_Set problem_
Among the entries that follow, locate the line with "Generate a web" and the line with "const GRAY = '#808080';". Output those lines and all lines in between, exactly, minus the pictures.

_Stored rows_
----------------
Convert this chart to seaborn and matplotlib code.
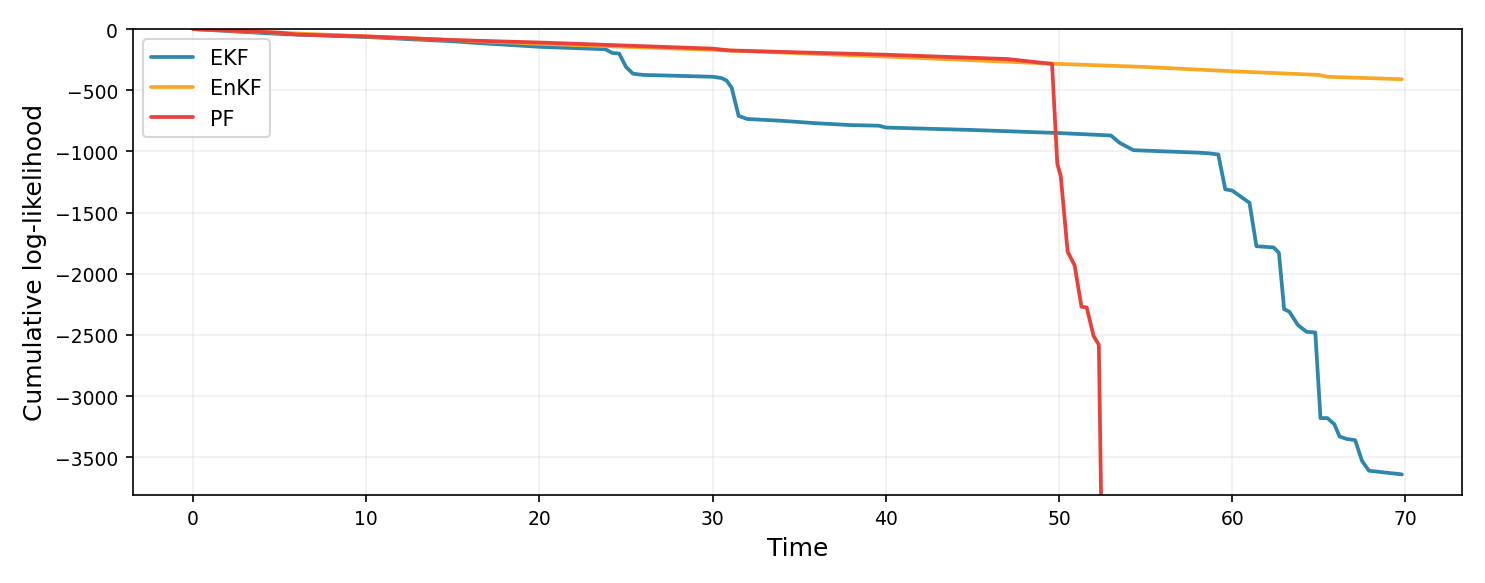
----------------
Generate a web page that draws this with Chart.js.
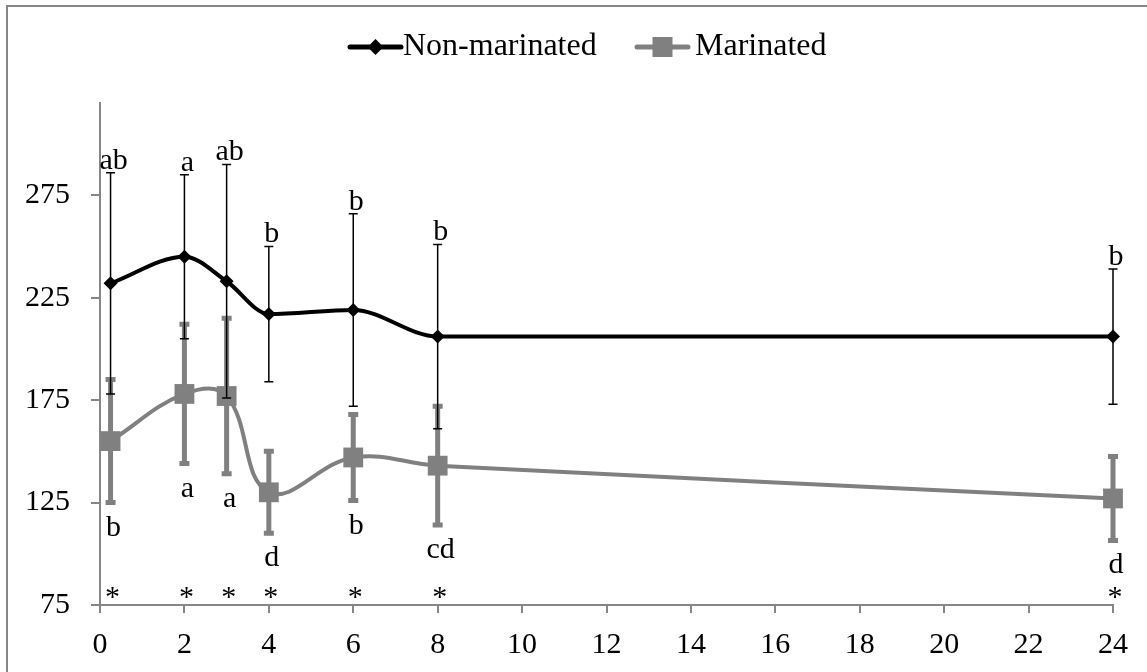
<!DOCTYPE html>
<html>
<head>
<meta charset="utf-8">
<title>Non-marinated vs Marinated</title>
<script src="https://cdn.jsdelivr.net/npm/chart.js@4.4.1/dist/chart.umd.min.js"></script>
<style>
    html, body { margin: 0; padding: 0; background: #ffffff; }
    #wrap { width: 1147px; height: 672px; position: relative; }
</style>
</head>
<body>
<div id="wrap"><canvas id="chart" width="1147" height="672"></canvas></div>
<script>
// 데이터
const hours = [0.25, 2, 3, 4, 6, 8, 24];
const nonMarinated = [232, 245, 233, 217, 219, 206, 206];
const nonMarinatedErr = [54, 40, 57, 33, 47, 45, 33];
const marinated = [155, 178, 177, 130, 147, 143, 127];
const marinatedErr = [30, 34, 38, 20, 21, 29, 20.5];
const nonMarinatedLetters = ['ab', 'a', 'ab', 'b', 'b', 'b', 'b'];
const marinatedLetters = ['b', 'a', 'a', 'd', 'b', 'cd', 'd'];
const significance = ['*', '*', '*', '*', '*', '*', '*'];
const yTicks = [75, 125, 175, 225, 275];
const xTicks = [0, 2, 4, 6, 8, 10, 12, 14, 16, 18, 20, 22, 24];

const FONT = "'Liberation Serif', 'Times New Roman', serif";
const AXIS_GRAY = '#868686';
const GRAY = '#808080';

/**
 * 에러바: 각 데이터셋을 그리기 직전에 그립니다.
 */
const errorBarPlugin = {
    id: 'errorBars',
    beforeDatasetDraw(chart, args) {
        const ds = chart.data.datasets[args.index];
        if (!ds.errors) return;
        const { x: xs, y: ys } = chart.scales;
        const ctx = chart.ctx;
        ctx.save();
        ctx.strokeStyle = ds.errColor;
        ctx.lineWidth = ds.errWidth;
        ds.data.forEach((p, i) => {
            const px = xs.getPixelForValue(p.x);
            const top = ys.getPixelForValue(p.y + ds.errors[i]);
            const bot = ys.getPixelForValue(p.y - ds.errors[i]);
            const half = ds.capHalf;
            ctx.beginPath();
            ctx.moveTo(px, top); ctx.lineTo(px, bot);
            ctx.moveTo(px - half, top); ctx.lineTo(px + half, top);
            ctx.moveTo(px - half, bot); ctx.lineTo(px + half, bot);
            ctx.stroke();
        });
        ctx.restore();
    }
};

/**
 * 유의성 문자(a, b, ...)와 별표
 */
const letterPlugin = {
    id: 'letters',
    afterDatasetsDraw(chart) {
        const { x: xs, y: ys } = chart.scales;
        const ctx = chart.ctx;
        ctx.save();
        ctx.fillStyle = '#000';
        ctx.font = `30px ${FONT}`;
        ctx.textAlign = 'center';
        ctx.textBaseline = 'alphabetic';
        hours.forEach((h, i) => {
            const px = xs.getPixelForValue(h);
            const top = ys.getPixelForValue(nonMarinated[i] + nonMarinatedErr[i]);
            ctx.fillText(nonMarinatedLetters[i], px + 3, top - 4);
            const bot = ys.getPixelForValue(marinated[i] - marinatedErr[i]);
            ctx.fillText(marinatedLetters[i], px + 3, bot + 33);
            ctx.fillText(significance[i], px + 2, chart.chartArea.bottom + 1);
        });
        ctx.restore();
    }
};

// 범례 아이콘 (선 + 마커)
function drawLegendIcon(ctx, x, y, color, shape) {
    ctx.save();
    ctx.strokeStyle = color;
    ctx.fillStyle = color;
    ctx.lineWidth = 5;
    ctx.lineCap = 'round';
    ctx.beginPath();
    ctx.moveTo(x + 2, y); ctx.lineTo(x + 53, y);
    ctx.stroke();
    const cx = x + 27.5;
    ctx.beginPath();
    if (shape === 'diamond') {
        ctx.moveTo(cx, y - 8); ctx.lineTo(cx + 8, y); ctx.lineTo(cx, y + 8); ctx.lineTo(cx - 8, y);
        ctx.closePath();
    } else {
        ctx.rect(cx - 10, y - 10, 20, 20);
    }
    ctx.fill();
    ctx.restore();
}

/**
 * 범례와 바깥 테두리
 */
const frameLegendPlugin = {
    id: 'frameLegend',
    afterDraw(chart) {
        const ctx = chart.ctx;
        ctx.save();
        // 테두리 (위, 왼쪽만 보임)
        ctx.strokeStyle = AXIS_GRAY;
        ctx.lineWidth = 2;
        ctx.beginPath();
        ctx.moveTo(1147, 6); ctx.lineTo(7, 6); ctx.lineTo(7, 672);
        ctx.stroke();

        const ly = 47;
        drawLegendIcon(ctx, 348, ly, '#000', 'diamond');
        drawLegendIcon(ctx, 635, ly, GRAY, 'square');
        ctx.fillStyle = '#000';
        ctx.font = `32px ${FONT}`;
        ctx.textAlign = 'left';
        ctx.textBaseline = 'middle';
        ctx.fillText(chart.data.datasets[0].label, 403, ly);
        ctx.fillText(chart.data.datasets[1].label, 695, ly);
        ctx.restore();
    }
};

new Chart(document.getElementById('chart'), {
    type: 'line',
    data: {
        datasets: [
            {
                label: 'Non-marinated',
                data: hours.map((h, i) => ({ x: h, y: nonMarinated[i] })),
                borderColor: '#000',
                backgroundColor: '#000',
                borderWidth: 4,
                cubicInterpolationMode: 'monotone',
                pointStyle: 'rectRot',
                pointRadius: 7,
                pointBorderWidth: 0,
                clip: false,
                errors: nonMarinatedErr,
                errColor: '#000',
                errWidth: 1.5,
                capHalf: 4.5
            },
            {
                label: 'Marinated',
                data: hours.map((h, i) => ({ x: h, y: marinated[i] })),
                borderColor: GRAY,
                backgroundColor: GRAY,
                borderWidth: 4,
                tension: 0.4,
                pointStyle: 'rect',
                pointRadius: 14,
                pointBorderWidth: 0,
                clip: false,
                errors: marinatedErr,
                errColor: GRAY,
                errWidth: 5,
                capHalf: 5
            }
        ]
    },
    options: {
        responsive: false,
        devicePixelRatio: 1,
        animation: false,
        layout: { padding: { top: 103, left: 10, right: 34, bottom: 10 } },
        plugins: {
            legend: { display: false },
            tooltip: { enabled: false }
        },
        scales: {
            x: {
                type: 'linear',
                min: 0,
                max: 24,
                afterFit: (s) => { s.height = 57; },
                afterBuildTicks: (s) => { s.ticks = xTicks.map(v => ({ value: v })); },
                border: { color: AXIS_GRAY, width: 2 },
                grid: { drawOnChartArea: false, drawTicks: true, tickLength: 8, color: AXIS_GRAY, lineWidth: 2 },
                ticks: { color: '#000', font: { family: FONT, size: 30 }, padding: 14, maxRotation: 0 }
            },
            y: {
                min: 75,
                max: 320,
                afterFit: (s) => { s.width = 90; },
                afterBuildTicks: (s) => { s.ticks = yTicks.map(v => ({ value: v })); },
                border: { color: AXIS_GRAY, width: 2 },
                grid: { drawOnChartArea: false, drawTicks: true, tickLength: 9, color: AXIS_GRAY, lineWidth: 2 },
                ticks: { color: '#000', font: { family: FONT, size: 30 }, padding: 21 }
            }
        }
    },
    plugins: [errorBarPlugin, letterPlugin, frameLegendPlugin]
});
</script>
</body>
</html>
----------------
_Problem solution_
Generate a web page that draws this with Chart.js.
<!DOCTYPE html>
<html>
<head>
<meta charset="utf-8">
<title>Non-marinated vs Marinated</title>
<script src="https://cdn.jsdelivr.net/npm/chart.js@4.4.1/dist/chart.umd.min.js"></script>
<style>
    html, body { margin: 0; padding: 0; background: #ffffff; }
    #wrap { width: 1147px; height: 672px; position: relative; }
</style>
</head>
<body>
<div id="wrap"><canvas id="chart" width="1147" height="672"></canvas></div>
<script>
// 데이터
const hours = [0.25, 2, 3, 4, 6, 8, 24];
const nonMarinated = [232, 245, 233, 217, 219, 206, 206];
const nonMarinatedErr = [54, 40, 57, 33, 47, 45, 33];
const marinated = [155, 178, 177, 130, 147, 143, 127];
const marinatedErr = [30, 34, 38, 20, 21, 29, 20.5];
const nonMarinatedLetters = ['ab', 'a', 'ab', 'b', 'b', 'b', 'b'];
const marinatedLetters = ['b', 'a', 'a', 'd', 'b', 'cd', 'd'];
const significance = ['*', '*', '*', '*', '*', '*', '*'];
const yTicks = [75, 125, 175, 225, 275];
const xTicks = [0, 2, 4, 6, 8, 10, 12, 14, 16, 18, 20, 22, 24];

const FONT = "'Liberation Serif', 'Times New Roman', serif";
const AXIS_GRAY = '#868686';
const GRAY = '#808080';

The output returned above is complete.